感染症の検査法 Ⅲ 検査法各論
[7]薬剤感受性検査
5 抗真菌剤の感受性試験
山口 英世
1
1東京大学応用微生物研究所生物活性研究部
pp.889-894
発行日 1989年5月15日
Published Date 1989/5/15
DOI https://doi.org/10.11477/mf.1543205065
- 有料閲覧
- 文献概要
- 1ページ目
抗真菌剤の感受性試験の必要性
一般に抗微生物薬の感受性試験が日常検査として行われるのは次の目的からである.①臨床効果の予知,②最適または有効な薬剤の選択,③薬剤耐性に関する特殊な問題の確認,④治療不成功例の原因究明.抗細菌剤と同様に,抗真菌剤についても真菌症,特に深在性真菌症の化学療法を行うに際して感受性試験が不可欠なことは,いうまでもない.それにもかかわらず,以前にはこの試験を実施する研究・診療機関はごく少数であった.

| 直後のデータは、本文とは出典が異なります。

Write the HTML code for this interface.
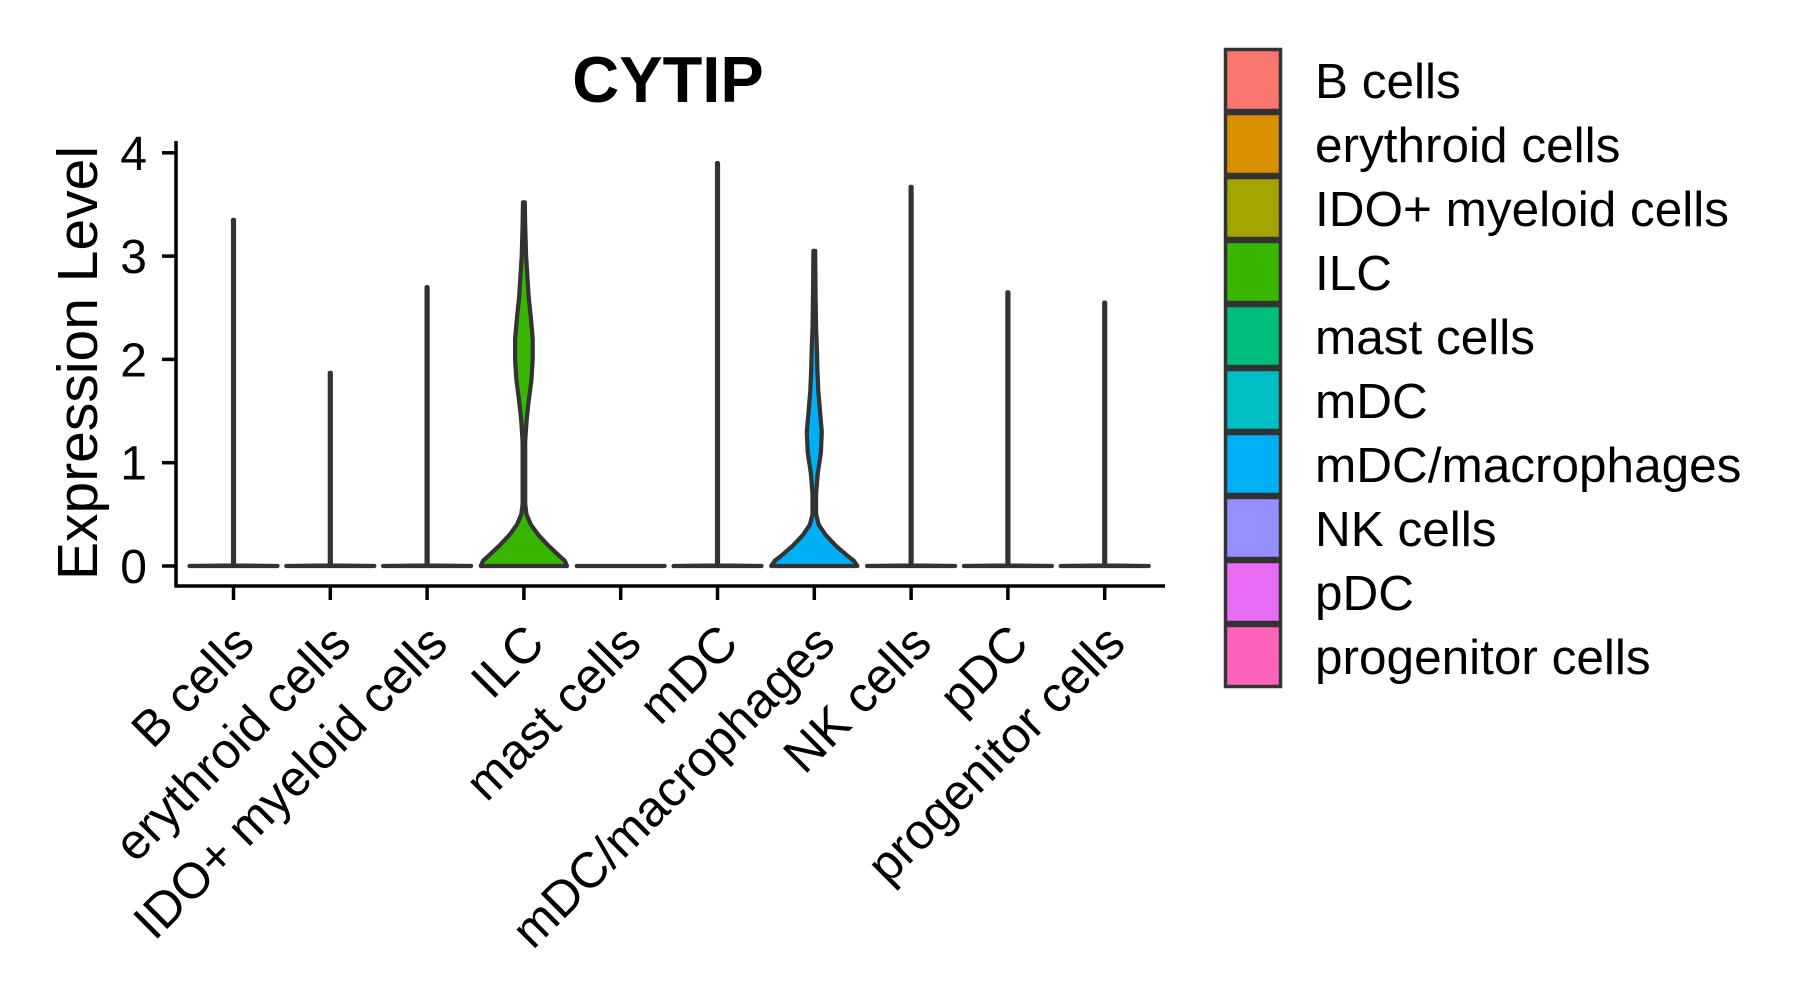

しかし,今や抗真菌剤の感受性試験の必要性は著しく増大している.その背景として第一に挙げられるのは,重篤な深在性真菌症の発生頻度ならびに死亡率が上昇の一途をたどっていることである.一方,これと平行して,新しい系統的抗真菌剤の開発・研究が進み,古くから使用されてきたポリエン系抗生物質アンホテリシンBに加えて,フルシトシン(FC)およびイミダゾール系合成剤ミコナゾール(さらに欧米諸国ではケトコナゾールも)が臨床的に使用されるようになり,さらに近い将来トリアゾール系合成剤フルコナゾールおよびイトラコナゾールも実用化される見通しである.